History of Onion Soup
You may be surprised to find out that this delicious soup has a really lengthy history. Experts seem to agree that onion soup has been made and eaten since ancient Roman times! But wait, why is onion soup considered such a French classic today? That’s because the modern day version of onion soup, often called French onion soup, was introduced in 18th century Paris, France. (3)
To this day, it’s easy to find onion soup on restaurant menus in Paris and other parts of France as well as around the entire world. It will likely be served in ramekins with gratinee (melted and slightly browned cheese on top) with baguette slices on the side.
So, how good for you is this onion soup? Check out the nutrition facts for one serving: (4)
- 223 calories
- 16.75 grams protein
- 11.57 grams fat
- 9.27 grams carbohydrates
- 1.5 grams fiber
- 542 milligrams sodium (36 percent DV)
- 27 micrograms vitamin B12 (27 percent DV)
- 0.248 mg milligrams B6 (19 percent DV)
- 308 IUs vitamin A (13 percent DV)
- 7 milligrams vitamin C (9 percent DV)
- 0.154 milligrams manganese (9 percent DV)
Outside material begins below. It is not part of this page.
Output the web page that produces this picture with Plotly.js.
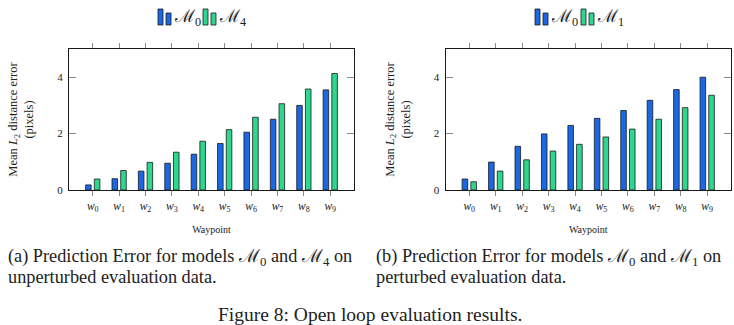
<!DOCTYPE html>
<html>
<head>
<meta charset="utf-8">
<script src="https://cdn.plot.ly/plotly-3.0.1.min.js"></script>
<style>html,body{margin:0;padding:0;background:#fff;}#chart{width:734px;height:325px;}</style>
</head>
<body>
<div id="chart"></div>
<script>
// ---- data ----
const waypoints = [0, 1, 2, 3, 4, 5, 6, 7, 8, 9];
const tickLabels = ['<i>w</i><sub>0</sub>', '<i>w</i><sub>1</sub>', '<i>w</i><sub>2</sub>', '<i>w</i><sub>3</sub>', '<i>w</i><sub>4</sub>',
                    '<i>w</i><sub>5</sub>', '<i>w</i><sub>6</sub>', '<i>w</i><sub>7</sub>', '<i>w</i><sub>8</sub>', '<i>w</i><sub>9</sub>'];
const leftM0  = [0.18, 0.40, 0.67, 0.95, 1.27, 1.65, 2.05, 2.51, 3.00, 3.55];
const leftM4  = [0.39, 0.69, 0.98, 1.34, 1.73, 2.14, 2.58, 3.06, 3.58, 4.13];
const rightM0 = [0.39, 0.99, 1.55, 1.99, 2.29, 2.54, 2.82, 3.18, 3.56, 4.00];
const rightM1 = [0.29, 0.67, 1.07, 1.38, 1.62, 1.88, 2.16, 2.51, 2.92, 3.36];
const yTicks = [0, 2, 4];
const leftNames = ['ℳ<sub>0</sub>', 'ℳ<sub>4</sub>'];
const rightNames = ['ℳ<sub>0</sub>', 'ℳ<sub>1</sub>'];
const yTitle = 'Mean <i>L</i><sub>2</sub> distance error<br>(pixels)';
const xTitle = 'Waypoint';
const captionA = ['(a) Prediction Error for models ℳ<sub>0</sub> and ℳ<sub>4</sub> on', 'unperturbed evaluation data.'];
const captionB = ['(b) Prediction Error for models ℳ<sub>0</sub> and ℳ<sub>1</sub> on', 'perturbed evaluation data.'];
const figCaption = 'Figure 8: Open loop evaluation results.';

// ---- style ----
const BLUE = '#1a68e4';
const GREEN = '#2ed78e';
const EDGE = '#1a1a1a';
const SERIF = '"Liberation Serif", "DejaVu Serif", serif';
const W = 734, H = 325;
const px = v => v / W;
const py = v => 1 - v / H;

function barTrace(y, color, name, xa, ya) {
  return {
    type: 'bar', x: waypoints, y: y, name: name, xaxis: xa, yaxis: ya,
    marker: {color: color, line: {color: EDGE, width: 0.8}},
    showlegend: false, hoverinfo: 'skip'
  };
}

const data = [
  barTrace(leftM0, BLUE, leftNames[0], 'x', 'y'),
  barTrace(leftM4, GREEN, leftNames[1], 'x', 'y'),
  barTrace(rightM0, BLUE, rightNames[0], 'x2', 'y2'),
  barTrace(rightM1, GREEN, rightNames[1], 'x2', 'y2')
];

function xAxis(domain, anchor) {
  return {
    domain: domain, anchor: anchor, range: [-0.9, 9.9],
    tickvals: waypoints, ticktext: tickLabels,
    ticks: 'outside', ticklen: 5, tickcolor: '#8a8a8a', tickwidth: 1,
    mirror: 'allticks', showline: true, linecolor: EDGE, linewidth: 1,
    showgrid: false, zeroline: false,
    tickfont: {family: SERIF, size: 11.5, color: '#222'},
    title: {text: xTitle, font: {family: SERIF, size: 10, color: '#222'}, standoff: 12}
  };
}
function yAxis(domain, anchor) {
  return {
    domain: domain, anchor: anchor, range: [0, 5],
    tickvals: yTicks, ticktext: yTicks.map(String),
    ticks: 'inside', ticklen: 7, tickcolor: '#8a8a8a', tickwidth: 1,
    mirror: 'allticks', showline: true, linecolor: EDGE, linewidth: 1,
    showgrid: false, zeroline: false,
    tickfont: {family: SERIF, size: 11, color: '#222'},
    ticklabelstandoff: 3,
    title: {text: yTitle, font: {family: SERIF, size: 12.5, color: '#222'}, standoff: 20}
  };
}

const yDom = [1 - 190 / H, 1 - 49 / H];
const layout = {
  width: W, height: H,
  margin: {l: 0, r: 0, t: 0, b: 0},
  paper_bgcolor: '#fff', plot_bgcolor: '#fff',
  barmode: 'group', bargap: 0.34, bargroupgap: 0.36,
  showlegend: false,
  xaxis: xAxis([px(69), px(354)], 'y'),
  yaxis: yAxis(yDom, 'x'),
  xaxis2: xAxis([px(445.5), px(731)], 'y2'),
  yaxis2: yAxis(yDom, 'x2'),
  shapes: [],
  annotations: []
};

// legend entries: two-bar icon + label
function legendEntry(x0, color, label) {
  const bars = [[x0, x0 + 5, 9], [x0 + 8, x0 + 13, 13]];
  bars.forEach(b => layout.shapes.push({
    type: 'rect', xref: 'paper', yref: 'paper',
    x0: px(b[0]), x1: px(b[1]), y0: py(25), y1: py(b[2]),
    fillcolor: color, line: {color: EDGE, width: 0.8}
  }));
  layout.annotations.push({
    xref: 'paper', yref: 'paper', x: px(x0 + 14), y: py(18),
    xanchor: 'left', yanchor: 'middle', showarrow: false,
    text: label, font: {family: SERIF, size: 17.5, color: '#222'}
  });
}
legendEntry(158, BLUE, leftNames[0]);
legendEntry(203, GREEN, leftNames[1]);
legendEntry(535, BLUE, rightNames[0]);
legendEntry(581, GREEN, rightNames[1]);

// captions
function captionLine(x, y, text, size, anchor) {
  layout.annotations.push({
    xref: 'paper', yref: 'paper', x: px(x), y: py(y), xanchor: anchor, yanchor: 'middle',
    align: 'left', showarrow: false, text: text,
    font: {family: SERIF, size: size, color: '#222'}
  });
}
captionLine(6, 257, captionA[0], 18.3, 'left');
captionLine(6, 277, captionA[1], 18.3, 'left');
captionLine(374, 257, captionB[0], 18.3, 'left');
captionLine(374, 277, captionB[1], 18.3, 'left');
captionLine(370, 314, figCaption, 19.5, 'center');

Plotly.newPlot('chart', data, layout, {staticPlot: true, displayModeBar: false});
</script>
</body>
</html>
This is pretty impressive for an onion soup with just five ingredients. It’s packed full of bone broth, my favorite food for healing leaky gut. It’s also exceptional at protecting joints and keeping skin looking young. Additionally, bone broth boosts the immune system naturally by reducing inflammation and helping the gut get in tip-top shape.
How to Make Onion Soup
So how do you make this French onion soup? It’s actually super easy. First, you’re going to make some caramelized onions. This is a really important step to any good onion soup because the caramelized onions are the rich and delicious star of the show. If you don’t caramelize the onions first, this soup would turn out to be really unimpressive to say the least.
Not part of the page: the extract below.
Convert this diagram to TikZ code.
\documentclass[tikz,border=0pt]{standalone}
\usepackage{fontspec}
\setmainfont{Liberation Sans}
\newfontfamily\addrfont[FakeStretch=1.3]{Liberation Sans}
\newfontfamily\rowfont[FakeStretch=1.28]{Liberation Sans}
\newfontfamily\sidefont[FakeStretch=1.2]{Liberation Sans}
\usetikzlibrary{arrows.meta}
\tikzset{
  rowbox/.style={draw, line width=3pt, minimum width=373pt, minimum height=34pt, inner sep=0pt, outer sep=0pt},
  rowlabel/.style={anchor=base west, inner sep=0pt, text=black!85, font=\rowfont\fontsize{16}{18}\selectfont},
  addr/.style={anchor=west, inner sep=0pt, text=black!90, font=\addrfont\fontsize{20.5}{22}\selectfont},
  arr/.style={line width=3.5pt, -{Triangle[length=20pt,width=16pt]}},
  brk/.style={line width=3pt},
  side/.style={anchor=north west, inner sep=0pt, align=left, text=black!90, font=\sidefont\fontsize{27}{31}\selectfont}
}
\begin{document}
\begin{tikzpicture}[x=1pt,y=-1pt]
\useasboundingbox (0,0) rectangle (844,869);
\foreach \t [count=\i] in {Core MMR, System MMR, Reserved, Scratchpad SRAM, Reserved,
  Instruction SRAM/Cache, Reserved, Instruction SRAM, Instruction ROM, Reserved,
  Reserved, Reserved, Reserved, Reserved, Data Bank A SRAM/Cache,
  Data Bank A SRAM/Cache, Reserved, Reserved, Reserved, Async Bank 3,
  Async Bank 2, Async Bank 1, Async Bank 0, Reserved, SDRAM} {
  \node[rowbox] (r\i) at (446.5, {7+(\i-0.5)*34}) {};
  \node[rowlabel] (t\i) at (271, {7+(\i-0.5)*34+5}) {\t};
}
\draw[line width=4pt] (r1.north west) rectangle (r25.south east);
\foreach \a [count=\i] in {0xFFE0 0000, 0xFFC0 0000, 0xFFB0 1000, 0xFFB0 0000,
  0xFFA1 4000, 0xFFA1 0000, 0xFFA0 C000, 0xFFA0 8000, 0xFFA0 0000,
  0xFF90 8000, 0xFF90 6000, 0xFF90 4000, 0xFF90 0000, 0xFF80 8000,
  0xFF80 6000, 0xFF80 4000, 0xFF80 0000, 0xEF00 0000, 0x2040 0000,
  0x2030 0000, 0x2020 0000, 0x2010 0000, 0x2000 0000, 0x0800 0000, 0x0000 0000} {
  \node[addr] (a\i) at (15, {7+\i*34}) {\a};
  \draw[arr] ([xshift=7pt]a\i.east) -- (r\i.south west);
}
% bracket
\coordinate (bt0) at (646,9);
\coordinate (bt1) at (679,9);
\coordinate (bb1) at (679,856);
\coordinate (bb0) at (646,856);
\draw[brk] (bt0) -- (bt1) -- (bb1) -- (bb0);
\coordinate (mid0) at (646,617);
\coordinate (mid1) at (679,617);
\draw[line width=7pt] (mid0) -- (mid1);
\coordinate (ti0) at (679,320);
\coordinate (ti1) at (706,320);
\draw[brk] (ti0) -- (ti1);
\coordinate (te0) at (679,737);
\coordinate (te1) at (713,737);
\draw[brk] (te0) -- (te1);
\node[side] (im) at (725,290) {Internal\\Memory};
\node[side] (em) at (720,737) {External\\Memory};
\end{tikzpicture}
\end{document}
Next, you’ll add in your chicken broth and beef broth. If you have chicken or beef stock on hand, those can work too. All that’s left to do now is add some seasoning, bring it to a boil and then allow for some cooking time so this onion soup can reach its ultimate rich and flavorful potential. Let’s get started.
To begin, in a large stockpot over medium heat, melt the ghee. Then add in the sliced onions. If you want, you can replace the ghee with grass-fed butter or avocado oil. While some onion soups contain olive oil, I don’t recommend substituting olive oil because it does not have a high heat threshold.
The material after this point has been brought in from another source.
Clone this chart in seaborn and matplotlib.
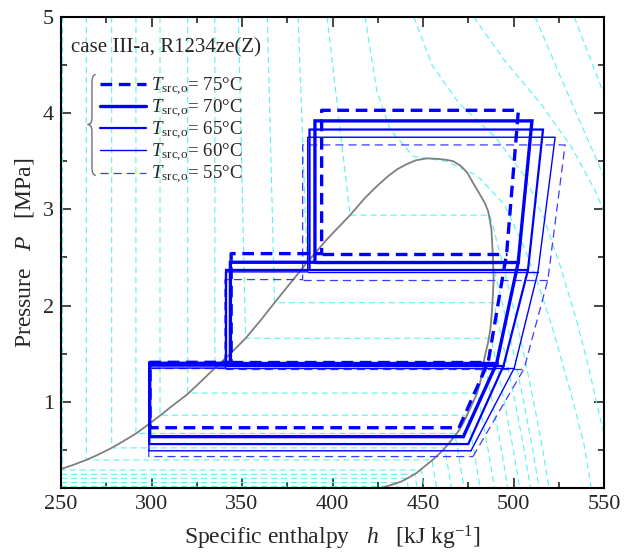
import numpy as np
import pandas as pd
import matplotlib
matplotlib.use("Agg")
import matplotlib.pyplot as plt
import seaborn as sns
from matplotlib.lines import Line2D
from matplotlib.path import Path
from matplotlib.patches import PathPatch
from matplotlib.ticker import MultipleLocator

# ---------------- data ----------------
cases = [75, 70, 65, 60, 55]
P1 = [0.73, 0.637, 0.56, 0.49, 0.43]        # evaporation
P2 = [1.41, 1.40, 1.375, 1.35, 1.345]       # 1st intermediate
P3 = [2.54, 2.45, 2.37, 2.35, 2.27]         # 2nd intermediate
P4 = [4.03, 3.92, 3.83, 3.75, 3.67]         # high pressure
h1R = [469.9, 472.3, 475.0, 476.5, 477.6]
h2R = [486.0, 490.7, 494.5, 500.4, 505.9]
h3R = [496.2, 502.6, 508.0, 513.5, 519.0]
h4R = [502.7, 510.2, 516.3, 523.0, 528.5]
h4L = [394.0, 390.3, 387.3, 386.3, 383.5]
h3L = [344.0, 343.6, 341.2, 340.9, 340.6]
h2L = [299.2, 299.0, 298.8, 298.6, 298.5]

# saturation dome
dome_h = [250, 257, 264, 270, 277, 284, 291.5, 298, 305, 312, 320, 327, 335, 343, 352, 360,
          368, 377, 386, 397, 409.7, 418, 425, 431, 436, 441, 446, 452, 458, 463,
          466.8, 471, 474.5, 477.8, 481, 484.3, 486, 487, 487.8, 488.3, 488.8, 489, 488.6,
          488, 487.2, 486, 484, 481.5, 479.5, 477, 474.8, 472.3, 469.8, 467, 464.2,
          461.2, 458.2, 455, 451, 446.5, 442.5, 438, 432.5, 426]
dome_P = [0.30, 0.345, 0.395, 0.445, 0.51, 0.585, 0.67, 0.76, 0.86, 0.965, 1.08, 1.205, 1.35, 1.49, 1.66, 1.84,
          2.03, 2.24, 2.45, 2.69, 2.94, 3.12, 3.25, 3.35, 3.42, 3.47, 3.51, 3.53, 3.525, 3.515,
          3.50, 3.45, 3.38, 3.27, 3.17, 3.06, 2.98, 2.88, 2.79, 2.62, 2.44, 2.27, 2.10,
          1.92, 1.75, 1.62, 1.46, 1.19, 1.07, 0.97, 0.88, 0.78, 0.70, 0.63, 0.565,
          0.50, 0.445, 0.39, 0.33, 0.26, 0.215, 0.17, 0.135, 0.10]

# isotherms crossing the dome: liquid h at top, liquid h at Psat, Psat, vapour h at Psat
iso_hliq_top = [250.8, 264.0, 278.0, 291.4, 304.7, 320.0, 335.0, 348.0, 364.0, 381.0, 397.0]
iso_hliq_sat = [250.8, 264.0, 278.0, 291.4, 304.7, 320.0, 335.0, 352.0, 368.0, 386.0, 409.7]
iso_Psat     = [0.29, 0.395, 0.52, 0.67, 0.86, 1.09, 1.35, 1.66, 2.03, 2.45, 2.94]
iso_hvap     = [449.0, 455.0, 462.0, 467.5, 474.5, 480.0, 484.5, 487.5, 489.0, 488.3, 487.0]
# low-temperature isotherms (liquid side out of frame)
low_Psat = [0.245, 0.205, 0.16, 0.12]
low_hvap = [445.5, 441.0, 436.0, 430.0]
# superheated isotherm slant (h offset vs pressure)
prof_P = [0.1, 0.5, 1.0, 1.5, 2.0, 2.5, 3.0, 3.5, 4.0, 4.5, 5.0]
prof_d = [0.0, 3.5, 8.5, 14.0, 20.0, 26.5, 33.5, 41.0, 49.0, 57.5, 66.0]
# supercritical isotherms (h, P)
crit_h = [418, 424.4, 431.8, 444.7, 463, 480, 495, 506, 514, 521, 527, 533, 539, 543]
crit_P = [5.0, 4.24, 3.83, 3.55, 3.50, 3.35, 3.05, 2.6, 2.2, 1.8, 1.4, 1.0, 0.55, 0.1]
sc2_h = [445, 455, 470, 490, 506, 517, 526, 534, 541, 547, 552]
sc2_P = [5.0, 4.5, 4.1, 3.75, 3.35, 2.9, 2.4, 1.9, 1.4, 0.9, 0.5]
sc3_h = [478, 495, 515, 532, 545, 554]
sc3_P = [5.0, 4.55, 4.1, 3.65, 3.2, 2.8]
sc4_h = [512, 525, 538.6, 552]
sc4_P = [5.0, 4.42, 3.83, 3.25]
sc5_h = [533.6, 552]
sc5_P = [5.0, 4.1]

# ---------------- style ----------------
sns.set_style("ticks")
plt.rcParams["font.family"] = ["Liberation Serif", "DejaVu Serif"]
plt.rcParams["mathtext.fontset"] = "custom"
plt.rcParams["mathtext.rm"] = "Liberation Serif"
plt.rcParams["mathtext.it"] = "Liberation Serif:italic"
plt.rcParams["axes.unicode_minus"] = False

fig = plt.figure(figsize=(6.27, 5.55), dpi=100)
ax = fig.add_axes([61 / 627, 1 - 488.3 / 555, 543 / 627, 471.3 / 555])

CYAN = (0.35, 0.95, 0.95)

# ---- isotherm segments ----
rows = []
sid = 0
def add(hs, Ps):
    global sid
    for h, p in zip(hs, Ps):
        rows.append({"h": h, "P": p, "seg": sid})
    sid += 1

for i in range(len(iso_Psat)):
    ps = iso_Psat[i]
    base = iso_hvap[i] + np.interp(ps, prof_P, prof_d)
    hs = [iso_hliq_top[i], iso_hliq_sat[i], iso_hvap[i]]
    Ps = [5.0, ps, ps]
    for pp, dd in zip(prof_P[::-1], prof_d[::-1]):
        if pp < ps - 0.05:
            hs.append(base - dd)
            Ps.append(pp)
    add(hs, Ps)
for ps, hv in zip(low_Psat, low_hvap):
    base = hv + np.interp(ps, prof_P, prof_d)
    add([250, hv, base], [ps, ps, 0.1])
add(crit_h, crit_P)
add(sc2_h, sc2_P)
add(sc3_h, sc3_P)
add(sc4_h, sc4_P)
add(sc5_h, sc5_P)
iso_df = pd.DataFrame(rows)

n0 = len(ax.lines)
sns.lineplot(data=iso_df, x="h", y="P", units="seg", estimator=None, sort=False,
             color=CYAN, linewidth=0.8, ax=ax, zorder=1)
for ln in ax.lines[n0:]:
    ln.set_dashes((5.5, 3.5))

# ---- dome ----
dome_df = pd.DataFrame({"h": dome_h, "P": dome_P})
sns.lineplot(data=dome_df, x="h", y="P", sort=False, estimator=None,
             color="#7f7f7f", linewidth=1.3, ax=ax, zorder=2)

# ---- cycles ----
styles = {
    75: dict(lw=2.4, color="#0000ff", dashes=(3.5, 2.0)),
    70: dict(lw=2.4, color="#0000ff", dashes=None),
    65: dict(lw=1.6, color="#0000ff", dashes=None),
    60: dict(lw=1.0, color="#0000ff", dashes=None),
    55: dict(lw=0.9, color="#3a3aff", dashes=(6.5, 4.0)),
}
for i, c in enumerate(cases):
    loop_h = [h1R[i], h2R[i], h3R[i], h4R[i], h4L[i], h4L[i], h3L[i], h3L[i], h2L[i], h2L[i], h1R[i]]
    loop_P = [P1[i], P2[i], P3[i], P4[i], P4[i], P3[i], P3[i], P2[i], P2[i], P1[i], P1[i]]
    seg_h = loop_h + [h4L[i], h3R[i]] + [h3L[i], h2R[i]]
    seg_P = loop_P + [P3[i], P3[i]] + [P2[i], P2[i]]
    seg_u = [0] * len(loop_h) + [1, 1] + [2, 2]
    cdf = pd.DataFrame({"h": seg_h, "P": seg_P, "seg": seg_u})
    st = styles[c]
    n0 = len(ax.lines)
    sns.lineplot(data=cdf, x="h", y="P", units="seg", estimator=None, sort=False,
                 color=st["color"], linewidth=st["lw"], ax=ax, zorder=3 + (5 - i) * 0.1)
    for ln in ax.lines[n0:]:
        ln.set_solid_joinstyle("miter")
        if st["dashes"] is not None:
            ln.set_dashes(st["dashes"])

# ---- axes ----
ax.set_xlim(250, 550)
ax.set_ylim(0.1, 5)
ax.xaxis.set_major_locator(MultipleLocator(50))
ax.xaxis.set_minor_locator(MultipleLocator(25))
ax.yaxis.set_major_locator(MultipleLocator(1))
ax.yaxis.set_minor_locator(MultipleLocator(0.5))
ax.tick_params(which="both", direction="in", top=True, right=True, labelsize=16, width=1.2)
ax.tick_params(which="major", length=7, pad=5)
ax.tick_params(which="minor", length=4)
for sp in ax.spines.values():
    sp.set_linewidth(1.5)
    sp.set_color("black")
ax.set_xlabel(r"Specific enthalpy   $h$   [kJ kg$^{-1}$]", fontsize=17, labelpad=7)
ax.set_ylabel(r"Pressure   $P$   [MPa]", fontsize=17, labelpad=5)

ax.text(0.018, 0.955, "case III-a, R1234ze(Z)", transform=ax.transAxes,
        fontsize=15, va="top", ha="left")

handles = []
for c in cases:
    st = styles[c]
    ln = Line2D([], [], color=st["color"], lw=st["lw"])
    if st["dashes"] is not None:
        ln.set_dashes(st["dashes"])
    handles.append(ln)
labels = [r"$T_{\mathrm{src{,}o}}$= %d°C" % c for c in cases]
leg = ax.legend(handles, labels, loc="upper left", bbox_to_anchor=(0.071, 0.876),
                frameon=False, fontsize=13.6, borderpad=0, borderaxespad=0,
                handlelength=2.45, handletextpad=0.3, labelspacing=0.0)

# curly brace
x0, x1, xt = 0.064, 0.057, 0.049
yt, ym, yb = 0.878, 0.772, 0.664
verts = [(x0, yt), (x1, yt), (x1, yt - 0.018),
         (x1, ym + 0.014), (x1, ym), (xt, ym),
         (x1, ym), (x1, ym - 0.014),
         (x1, yb + 0.018), (x1, yb), (x0, yb)]
codes = [Path.MOVETO, Path.CURVE3, Path.CURVE3,
         Path.LINETO, Path.CURVE3, Path.CURVE3,
         Path.CURVE3, Path.CURVE3,
         Path.LINETO, Path.CURVE3, Path.CURVE3]
ax.add_patch(PathPatch(Path(verts, codes), transform=ax.transAxes, fill=False,
                       edgecolor="#707070", lw=1.0, zorder=5))

fig.savefig("out.png", dpi=100)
Cook the onions until they’re lightly caramelized, then add in the broths and garlic. Add salt and pepper and try a sip so you can adjust to taste.
Then crank up the heat so the mixture boils. Once it’s bubbling, reduce the temperature and let the onion soup simmer for 30–35 minutes. The longer it simmers, the more flavor you’ll be rewarded with. In fact, you could even turn this into a slow cooker recipe.
When the soup is ready, ladle it out into bowls or mugs. You can add fresh goat cheese to top off your soup if desired.
Serve this classic French onion soup recipe hot … and enjoy!
- 4 large onions, peeled and thinly sliced
- 2 cups chicken bone broth
- 2 cups beef bone broth
- 4 tablespoons ghee
- 5 garlic cloves, chopped
- Goat cheese, for topping (optional)
- Sea salt and black pepper to taste
- In a stock pot over medium heat, melt ghee and thinly sliced onions.
- Cook onions until lightly caramelized.
- Add bone broth and garlic.
- Season with salt and pepper to taste.
- Bring mixture to a boil and then reduce the heat and allow to simmer for 30–50 minutes (the longer, the more flavor).